Newspaper of the Year
There was one big highlight of the lockdown for Mitchinson. The Yorkshire Post, which tags itself as Yorkshire’s National Newspaper, won the Society of Editors regional newspaper of the year for large dailies – an award the paper has not won for more than twenty years.
For Mitchinson, coming in the middle of lockdown, it was an emotional experience.
“I cried, yes. I had a little moment. It was because of the cliff edge that hit us in March when the country went into lockdown and we were all in back bedrooms and we had to adapt overnight that made me suddenly emotional,” says Mitchinson.
He saw the award as reflecting the craft and endeavour for all those involved in “turning out beautifully written, properly punctuated pages for an ABC1 audience”.
And although The Yorkshire Post is famous for breaking the story of the Edward VIII abdication crisis in 1936, the paper won the regional award this year without the help of any huge breaking stories.
Mitchinson says he was equally pleased with another “award” – being accredited by PAMCo, the all-industry audience measurement organisation, with being Britain’s most trusted newspaper.
“That’s a really reassuring vindication of the time and effort that goes into checking things and then checking them again,” says 40-year-old Mitchinson who gave up a promising career in retail banking and £20,000 a year to become an £8,000 a year trainee on his home town Worksop Guardian, a decision that initially mystified his coal miner father.
After going through all the jobs at the Worksop Guardian including editor, he believes that local and regional journalism is now at a crossroads, society has to decide whether or not to support properly produced local journalism for the betterment of the local community.
Society has to decide whether or not to support properly produced local journalism for the betterment of the local community.
Quality and trust
Mitchinson is convinced that The Yorkshire Post, now owned by JPI Media, the successor organisation to Johnston Press, can not only survive but thrive in future and that the key is quality and trust.
For that to happen, “we are going to have to produce brilliant journalism and digital products intuitively used which do not disrupt the reader experience, informed by the people it serves rather than independently ploughing its own furrow purporting or pretending to know best.”
Mitchinson has had one notable failure this year. When a vacancy arose for a new chief football writer, he encouraged women to apply to do something about the all-male sports team he inherited, and then appointed yet another man.
“We recruited on merit.

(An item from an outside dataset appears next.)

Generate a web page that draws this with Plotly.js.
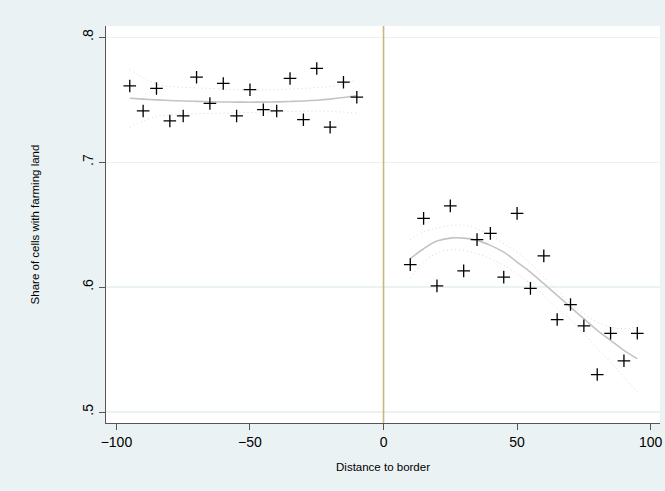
<!DOCTYPE html>
<html>
<head>
<meta charset="utf-8">
<script src="https://cdn.plot.ly/plotly-3.0.1.min.js"></script>
<style>html,body{margin:0;padding:0;background:#eaf2f3;}#chart{width:665px;height:491px;}</style>
</head>
<body>
<div id="chart"></div>
<script>
// Left of border
const xLeft = [-95,-90,-85,-80,-75,-70,-65,-60,-55,-50,-45,-40,-35,-30,-25,-20,-15,-10];
const yLeft = [0.761,0.741,0.759,0.733,0.737,0.768,0.747,0.763,0.737,0.758,0.742,0.741,0.767,0.734,0.775,0.728,0.764,0.752];
const fitLeft = [0.7512,0.7505,0.7499,0.7494,0.749,0.7487,0.7484,0.7482,0.7481,0.748,0.7481,0.7483,0.7486,0.749,0.7496,0.7505,0.7517,0.7531];
const hiLeft  = [0.774,0.7675,0.7625,0.7605,0.760,0.7595,0.759,0.7585,0.758,0.7578,0.7578,0.758,0.7585,0.759,0.7597,0.7607,0.7625,0.766];
const loLeft  = [0.728,0.733,0.7365,0.738,0.7385,0.7388,0.739,0.7393,0.7395,0.7398,0.740,0.7403,0.7405,0.7408,0.741,0.7408,0.740,0.7392];
// Right of border
const xRight = [10,15,20,25,30,35,40,45,50,55,60,65,70,75,80,85,90,95];
const yRight = [0.618,0.655,0.601,0.665,0.613,0.638,0.643,0.608,0.659,0.599,0.625,0.574,0.586,0.569,0.530,0.563,0.541,0.563];
const fitRight = [0.6227,0.6307,0.6368,0.6392,0.6392,0.6374,0.6334,0.628,0.620,0.612,0.6027,0.5934,0.584,0.5747,0.5654,0.5574,0.5494,0.5427];
const hiRight  = [0.6379,0.644,0.6472,0.6494,0.6494,0.6467,0.6414,0.6347,0.628,0.6187,0.608,0.5974,0.5867,0.5787,0.572,0.568,0.5667,0.568];
const loRight  = [0.6067,0.620,0.6272,0.6299,0.6294,0.6267,0.6227,0.6174,0.6107,0.6027,0.5934,0.5827,0.5734,0.5627,0.5507,0.540,0.528,0.516];
const borderX = [0, 0];
const borderY = [0.4912, 0.809];

const xTicks = [-100,-50,0,50,100];
const xTickText = ['\u2212100','\u221250','0','50','100'];
const yTicks = [0.5,0.6,0.7,0.8];
const yTickText = ['.5','.6','.7','.8'];

const ciStyle = {color:'#d6d6d6', width:1, dash:'1px,3px', shape:'spline'};
const fitStyle = {color:'#c4c4c4', width:1.6, shape:'spline'};
const mk = {symbol:'cross-thin-open', size:9, color:'#000', line:{color:'#000', width:1.3}};

const traces = [
  {x:borderX, y:borderY, mode:'lines', line:{color:'#c9b87a', width:1.6}, hoverinfo:'skip'},
  {x:xLeft, y:hiLeft, mode:'lines', line:ciStyle},
  {x:xLeft, y:loLeft, mode:'lines', line:ciStyle},
  {x:xLeft, y:fitLeft, mode:'lines', line:fitStyle},
  {x:xLeft, y:yLeft, mode:'markers', marker:mk},
  {x:xRight, y:hiRight, mode:'lines', line:ciStyle},
  {x:xRight, y:loRight, mode:'lines', line:ciStyle},
  {x:xRight, y:fitRight, mode:'lines', line:fitStyle},
  {x:xRight, y:yRight, mode:'markers', marker:mk}
];

const layout = {
  width:665, height:491,
  paper_bgcolor:'#eaf2f3', plot_bgcolor:'#ffffff',
  showlegend:false,
  margin:{l:106, r:5, t:25.5, b:68.3},
  font:{family:'"Liberation Sans", Arial, Helvetica, sans-serif', color:'#000'},
  xaxis:{
    range:[-103.9,103.5], tickvals:xTicks, ticktext:xTickText,
    showgrid:false, zeroline:false, showline:true, linecolor:'#555', linewidth:1,
    ticks:'outside', ticklen:6, tickcolor:'#555', tickwidth:1,
    tickfont:{size:14}, mirror:false,
    title:{text:'Distance to border', font:{size:11.5}, standoff:14}
  },
  yaxis:{
    range:[0.4912,0.809], tickvals:yTicks, ticktext:yTickText, tickangle:-90,
    showgrid:true, gridcolor:'#eaf2f3', gridwidth:1.2, zeroline:false,
    showline:true, linecolor:'#555', linewidth:1,
    ticks:'outside', ticklen:6, tickcolor:'#555', tickwidth:1,
    tickfont:{size:14},
    title:{text:'Share of cells with farming land', font:{size:11.5}, standoff:38}
  }
};

Plotly.newPlot('chart', traces, layout, {displayModeBar:false, staticPlot:true});
</script>
</body>
</html>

That’s the game we are in but it doesn’t detract from my frustration and commitment to level the playing field because there just aren’t enough women represented in sports teams, full stop,” admits Mitchinson.
If anyone out there, he suggests, has any ideas about how best to increase the diversity of sports teams and newsrooms, the editor of The Yorkshire Post would like to hear from them.
At least, whoever the football writers are, they will have, in Leeds United, a Premier League team after nearly twenty years outside the top division. It will be a boost for Leeds and The Yorkshire Post even though Mitchinson is a loyal supporter of lowly Mansfield Town in League Two.
As for the future, Mitchinson makes a series of largely optimistic assumptions – that if he keeps up quality and maintains standards, readers will stay loyal and advertisers who have had to withdraw their advertising for understandable reasons during the pandemic will return in better times.
“One hopes they (advertisers) will see our determination to remain the best newspaper in the country and that they will see the benefit of having such a good highly trusted paper of record for the county and that they will see there is value in that,” says the Yorkshire Post editor.
One can only hope he is right.
Meanwhile, the mantra for the paper will be “test and learn” even if that means a few failures along the way.
Ironically in the circumstances, James Mitchinson reaches for inspiration to a social media giant, Google, which famously insisted its staff must “fail fast”.